Elaine Gatz, 72, grew up in a typical German-American home, where Christmas was filled with prayers and wonderful spices:

"My parents came from a little town called Krefeld in the Rhineland and the crib was a "must" at Christmas. Ours was made in Italy, rather large and we put it up every year. The figures stood about eight inches high, with a camel, its tender; a cow, sheep, shepherds, angels, the Wise Men with Mary and Joseph. Putting Baby Jesus into the crib was always a beautiful ritual on Christmas morning. He never went in until then.

We also celebrated St. Nicholas Day, Dec. 6, when we would polish our shoes and put them outside our bedroom door. If you hadn't been good, you did get sticks and stones in your shoes instead of candies!

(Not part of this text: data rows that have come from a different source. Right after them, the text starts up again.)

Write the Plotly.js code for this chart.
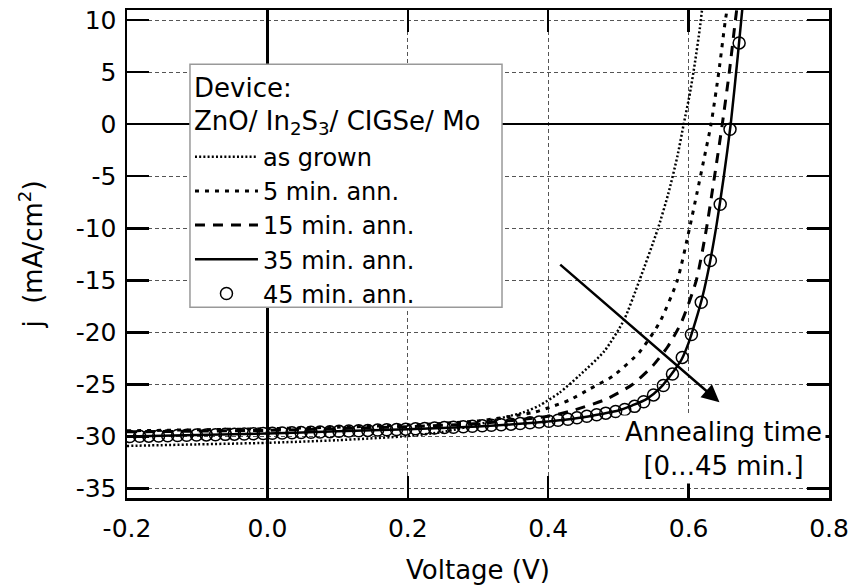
<!DOCTYPE html>
<html><head><meta charset="utf-8">
<script src="https://cdn.plot.ly/plotly-3.0.1.min.js"></script>
<style>html,body{margin:0;padding:0;background:#fff}</style>
</head><body><div id="chart" style="width:852px;height:585px"></div>
<script>
// ---- data ----
const seriesNames = ['as grown', '5 min. ann.', '15 min. ann.', '35 min. ann.', '45 min. ann.'];
const legendHeader = ['Device:', 'ZnO/ In<sub>2</sub>S<sub>3</sub>/ CIGSe/ Mo'];
const arrowLabel = 'Annealing time<br>[0...45 min.]';

const vGrown = [-0.2, -0.1, 0.0, 0.1, 0.2, 0.25, 0.3, 0.34, 0.364, 0.388, 0.416, 0.445, 0.48, 0.508, 0.53, 0.556, 0.571, 0.584, 0.593, 0.602, 0.609, 0.616, 0.620];
const jGrown = [-30.9, -30.75, -30.6, -30.35, -29.95, -29.55, -28.85, -28.1, -27.7, -27.0, -25.8, -24.1, -21.8, -18.8, -15.0, -10.1, -6.7, -3.1, 0.0, 3.0, 5.9, 9.2, 11.5];

const v5 = [-0.2, -0.1, 0.0, 0.1, 0.2, 0.3, 0.378, 0.402, 0.43, 0.46, 0.492, 0.53, 0.559, 0.584, 0.601, 0.612, 0.623, 0.632, 0.643, 0.652, 0.656];
const j5 = [-29.45, -29.35, -29.25, -29.1, -28.9, -28.5, -27.7, -27.2, -26.5, -25.4, -24.2, -21.9, -19.0, -15.0, -10.1, -6.6, -3.0, 0.0, 5.0, 9.8, 11.5];

const v15 = [-0.2, -0.1, 0.0, 0.1, 0.2, 0.3, 0.4, 0.435, 0.483, 0.52, 0.549, 0.57, 0.59, 0.611, 0.625, 0.637, 0.648, 0.658, 0.666, 0.670];
const j15 = [-29.55, -29.48, -29.4, -29.25, -29.05, -28.75, -28.05, -27.5, -26.4, -25.0, -23.2, -21.4, -19.0, -15.0, -10.2, -5.0, 0.0, 5.0, 9.6, 11.8];

const v35 = [-0.2, -0.1, 0.0, 0.1, 0.2, 0.3, 0.35, 0.4, 0.44, 0.48, 0.5, 0.52, 0.54, 0.56, 0.58, 0.59, 0.6, 0.61, 0.62, 0.63, 0.64, 0.65, 0.66, 0.67, 0.68];
const j35 = [-30.0, -29.86, -29.7, -29.5, -29.3, -29.04, -28.83, -28.55, -28.25, -27.78, -27.5, -27.0, -26.4, -25.3, -23.6, -22.6, -21.0, -18.9, -16.5, -13.4, -9.6, -5.1, 0.0, 6.5, 13.5];

const v45 = [-0.196, -0.182, -0.169, -0.155, -0.142, -0.128, -0.115, -0.101, -0.087, -0.074,
             -0.060, -0.047, -0.033, -0.020, -0.006, 0.007, 0.021, 0.035, 0.048, 0.062,
             0.075, 0.089, 0.102, 0.116, 0.130, 0.143, 0.157, 0.170, 0.184, 0.197,
             0.211, 0.224, 0.238, 0.252, 0.265, 0.279, 0.292, 0.306, 0.319, 0.333,
             0.347, 0.360, 0.374, 0.387, 0.401, 0.414, 0.428, 0.441, 0.455, 0.469,
             0.482, 0.496, 0.509, 0.523, 0.536, 0.550, 0.564, 0.577, 0.591, 0.604,
             0.618, 0.631, 0.645, 0.659, 0.672];
const j45 = [-30.0, -29.98, -29.96, -29.94, -29.92, -29.9, -29.88, -29.86, -29.84, -29.82,
             -29.79, -29.77, -29.75, -29.73, -29.71, -29.69, -29.66, -29.64, -29.61, -29.58,
             -29.56, -29.53, -29.5, -29.47, -29.44, -29.41, -29.38, -29.35, -29.32, -29.29,
             -29.25, -29.22, -29.18, -29.14, -29.1, -29.06, -29.02, -28.97, -28.92, -28.87,
             -28.81, -28.75, -28.68, -28.61, -28.53, -28.44, -28.33, -28.2, -28.05, -27.9,
             -27.75, -27.6, -27.4, -27.1, -26.65, -26.0, -25.1, -24.0, -22.4, -20.2,
             -17.1, -13.1, -7.7, -0.5, 7.8];

const xTicks = [-0.2, 0.0, 0.2, 0.4, 0.6, 0.8];
const xTickText = ['-0.2', '0.0', '0.2', '0.4', '0.6', '0.8'];
const yTicks = [-35, -30, -25, -20, -15, -10, -5, 0, 5, 10];
const yTickText = ['-35', '-30', '-25', '-20', '-15', '-10', '-5', '0', '5', '10'];

const arrowFrom = [0.415, -13.37];
const arrowTo = [0.644, -26.7];

// ---- traces ----
const traces = [
  {x: vGrown, y: jGrown, name: seriesNames[0], mode: 'lines',
   line: {color: '#000', width: 2.5, dash: '2px,2.2px', shape: 'spline', smoothing: 0.6}},
  {x: v5, y: j5, name: seriesNames[1], mode: 'lines',
   line: {color: '#000', width: 3, dash: '4px,6px', shape: 'spline', smoothing: 0.6}},
  {x: v15, y: j15, name: seriesNames[2], mode: 'lines',
   line: {color: '#000', width: 3, dash: '10px,8px', shape: 'spline', smoothing: 0.6}},
  {x: v35, y: j35, name: seriesNames[3], mode: 'lines',
   line: {color: '#000', width: 2.5, shape: 'spline', smoothing: 0.6}},
  {x: v45, y: j45, name: seriesNames[4], mode: 'markers',
   marker: {symbol: 'circle-open', size: 12, color: '#000', line: {width: 1.5, color: '#000'}}}
];

const FONT = 'DejaVu Sans';
const axisCommon = {
  ticks: 'inside', ticklen: 22, tickwidth: 2.5, tickcolor: '#000',
  showline: true, linewidth: 2.5, linecolor: '#000', mirror: 'ticks',
  showgrid: true, gridcolor: '#555', gridwidth: 1, griddash: '4px,3px',
  zeroline: true, zerolinecolor: '#000', zerolinewidth: 2.5,
  tickfont: {family: FONT, size: 25, color: '#000'}
};

const layout = {
  width: 852, height: 585,
  margin: {l: 127, r: 23, t: 10, b: 87},
  paper_bgcolor: '#fff', plot_bgcolor: '#fff',
  font: {family: FONT, size: 25, color: '#000'},
  showlegend: true,
  xaxis: Object.assign({}, axisCommon, {
    range: [-0.2, 0.8], tickmode: 'array', tickvals: xTicks, ticktext: xTickText,
    ticklabelstandoff: 6,
    title: {text: 'Voltage (V)', font: {family: FONT, size: 26, color: '#000'}, standoff: 20}
  }),
  yaxis: Object.assign({}, axisCommon, {
    range: [-35.9, 10.96], tickmode: 'array', tickvals: yTicks, ticktext: yTickText,
    ticklabelstandoff: 3,
    title: {text: 'j  (mA/cm<sup>2</sup>)', font: {family: FONT, size: 26, color: '#000'}, standoff: 26}
  }),
  legend: {
    x: 0.0897, y: 0.7447, xanchor: 'left', yanchor: 'top',
    bgcolor: 'rgba(0,0,0,0)', borderwidth: 0,
    font: {family: FONT, size: 24, color: '#000'},
    itemwidth: 63, tracegroupgap: 0
  },
  shapes: [
    // legend frame (white box with grey border)
    {type: 'rect', xref: 'paper', yref: 'paper', x0: 0.0897, x1: 0.5342, y0: 0.391, y1: 0.889,
     fillcolor: '#fff', line: {width: 1.5, color: '#999'}, layer: 'above'},
    // white backing behind the "Annealing time" label
    {type: 'rect', xref: 'x', yref: 'y', x0: 0.502, x1: 0.795, y0: -27.98, y1: -34.5,
     fillcolor: '#fff', line: {width: 0}, layer: 'above'}
  ],
  annotations: [
    {xref: 'paper', yref: 'paper', x: 0.092, y: (497.7 - 88) / 487.7, xanchor: 'left', yanchor: 'middle',
     text: legendHeader[0], showarrow: false, font: {family: FONT, size: 26, color: '#000'}},
    {xref: 'paper', yref: 'paper', x: 0.092, y: (497.7 - 122) / 487.7, xanchor: 'left', yanchor: 'middle',
     text: legendHeader[1], showarrow: false, font: {family: FONT, size: 26, color: '#000'}},
    {xref: 'x', yref: 'y', axref: 'x', ayref: 'y',
     x: arrowTo[0], y: arrowTo[1], ax: arrowFrom[0], ay: arrowFrom[1],
     text: '', showarrow: true, arrowhead: 2, arrowsize: 1.4, arrowwidth: 2.5, arrowcolor: '#000'},
    {xref: 'x', yref: 'y', x: 0.649, y: -31.2, text: arrowLabel,
     showarrow: false, align: 'center', font: {family: FONT, size: 26, color: '#000'}}
  ]
};

Plotly.newPlot('chart', traces, layout, {displayModeBar: false, staticPlot: true});
</script></body></html>
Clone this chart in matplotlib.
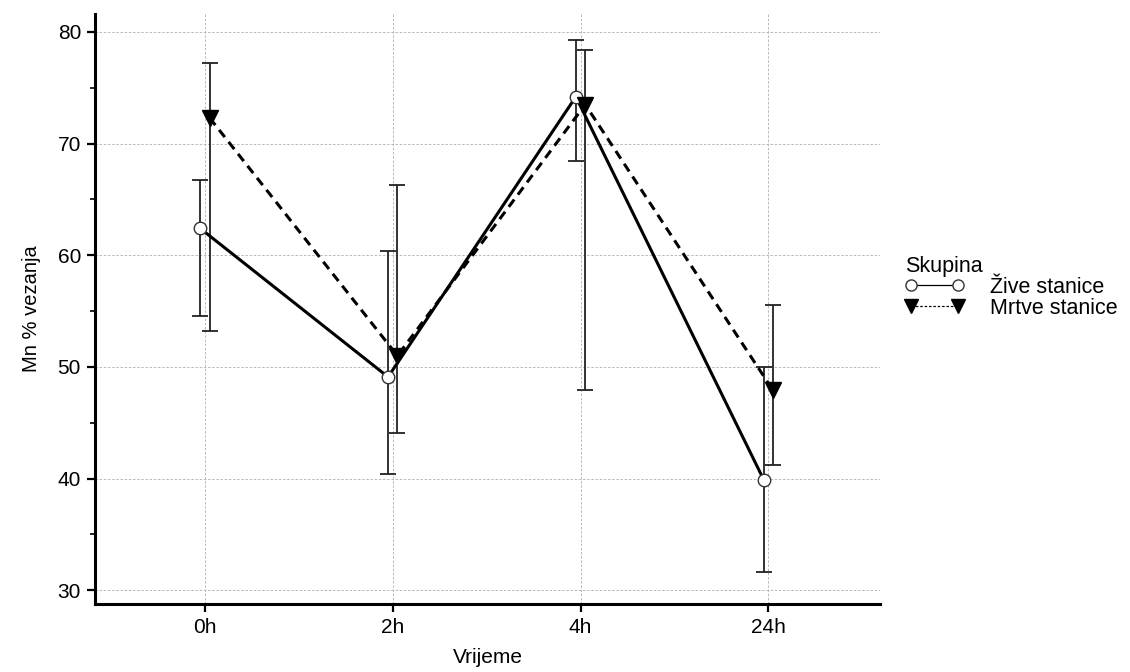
import matplotlib
matplotlib.use("Agg")
import matplotlib.pyplot as plt
from matplotlib.lines import Line2D
from matplotlib.ticker import MultipleLocator
import numpy as np

plt.rcParams['font.family'] = ['Liberation Sans', 'DejaVu Sans']

# podaci
vrijeme = ["0h", "2h", "4h", "24h"]
zive_mean = [62.4, 49.1, 74.2, 39.9]
zive_gore = [66.7, 60.4, 79.3, 50.0]
zive_dolje = [54.6, 40.4, 68.4, 31.6]
mrtve_mean = [72.3, 51.0, 73.5, 47.9]
mrtve_gore = [77.25, 66.3, 78.4, 55.5]
mrtve_dolje = [53.2, 44.1, 47.9, 41.2]

x = np.arange(len(vrijeme))
pomak = 0.025

fig = plt.figure(figsize=(11.3, 6.72), dpi=100)
ax = fig.add_axes([0.084, 0.101, 0.695, 0.878])

# zive stanice
zm = np.array(zive_mean)
yerr_z = [zm - np.array(zive_dolje), np.array(zive_gore) - zm]
ax.errorbar(x - pomak, zm, yerr=yerr_z, fmt='none', ecolor='#222222',
            elinewidth=1.3, capsize=6, capthick=1.3, zorder=2)
ax.plot(x - pomak, zm, color='black', linewidth=2.2, linestyle='-',
        marker='o', markersize=9, markerfacecolor='white',
        markeredgecolor='#333333', markeredgewidth=1.0, zorder=4)

# mrtve stanice
mm = np.array(mrtve_mean)
yerr_m = [mm - np.array(mrtve_dolje), np.array(mrtve_gore) - mm]
ax.errorbar(x + pomak, mm, yerr=yerr_m, fmt='none', ecolor='#222222',
            elinewidth=1.3, capsize=6, capthick=1.3, zorder=2)
ax.plot(x + pomak, mm, color='black', linewidth=2.2, linestyle=(0, (3, 2)),
        marker='v', markersize=11.5, markerfacecolor='black',
        markeredgecolor='black', zorder=4)

ax.set_xlim(-0.586, 3.596)
ax.set_ylim(28.75, 81.6)
ax.set_xticks(x)
ax.set_xticklabels(vrijeme)
ax.yaxis.set_major_locator(MultipleLocator(10))
ax.yaxis.set_minor_locator(MultipleLocator(5))

ax.grid(True, which='major', color='#b0b0b0', linestyle=(0, (3, 2)), linewidth=0.6)
ax.set_axisbelow(True)

for s in ['top', 'right']:
    ax.spines[s].set_visible(False)
for s in ['left', 'bottom']:
    ax.spines[s].set_linewidth(2.2)

ax.tick_params(axis='both', which='major', direction='out', length=6, width=1.6,
               labelsize=15, pad=4)
ax.tick_params(axis='y', which='minor', direction='out', length=3.5, width=1.2)

ax.set_xlabel("Vrijeme", fontsize=15, labelpad=8)
ax.set_ylabel("Mn % vezanja", fontsize=14.5, labelpad=12)

handles = [
    Line2D([0], [0], color='black', linewidth=0.9, linestyle='-', marker='o',
           markersize=8, markerfacecolor='white', markeredgecolor='#333333'),
    Line2D([0], [0], color='black', linewidth=0.9, linestyle=(0, (2, 1.5)), marker='v',
           markersize=10, markerfacecolor='black', markeredgecolor='black'),
]
leg = ax.legend(handles, ["Žive stanice", "Mrtve stanice"], title="Skupina",
                loc='upper left', bbox_to_anchor=(1.02, 0.605), frameon=False,
                fontsize=15.5, title_fontsize=15.5, numpoints=2, handlelength=2.8,
                handletextpad=1.15, labelspacing=0.0, alignment='left',
                borderaxespad=0)

fig.savefig("out.png", dpi=100)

My mother traditionally made sauerbraten for Christmas dinner. Another favorite was her special cookies called “speclatius.” They were filled with delicious spices like cinnamon, ground almonds, mace and nutmeg. We have handed down the recipe to this day.

But Christmas Mass was always the high point. The most memorable for me was Midnight Mass, Christmas Eve in 1944 at Our Lady of Solace Church in Chicago. My brother, Father Paul Grueter, was a subdeacon and was going to be assisting our pastor, Msgr. Martin Nealis on the altar. It would be the first time my family and I received Holy Communion from him, but there was a problem. Because the Mass would be crowded, you needed an admission ticket. My parents only had two. Thanks to the generosity of a school friend, her family gave us their two tickets so my sister and I could be there. My brother was ordained the following March and later became vice-chancellor for the Archdiocese of Kansas."

1950s

The 50s was the decade of speed and convenience, expressways and tailfin cars inspired by the P-38. Patricia Ahern Prince remembers the Christmas of 1951 that reflected the era.

“I was in eighth grade and sang in the choir but there was no Midnight Mass that year. The first Christmas Mass was at 5 or 6 a.m. and there had been a very heavy snowfall on Christmas Eve. Our family only lived two long blocks and two short blocks from church, but that was apparently too far I guess for my parents. Instead we walked to the “L” station at 63rd and Halsted streets and grabbed a taxi! That Christmas morning was the first time I ever rode in a cab!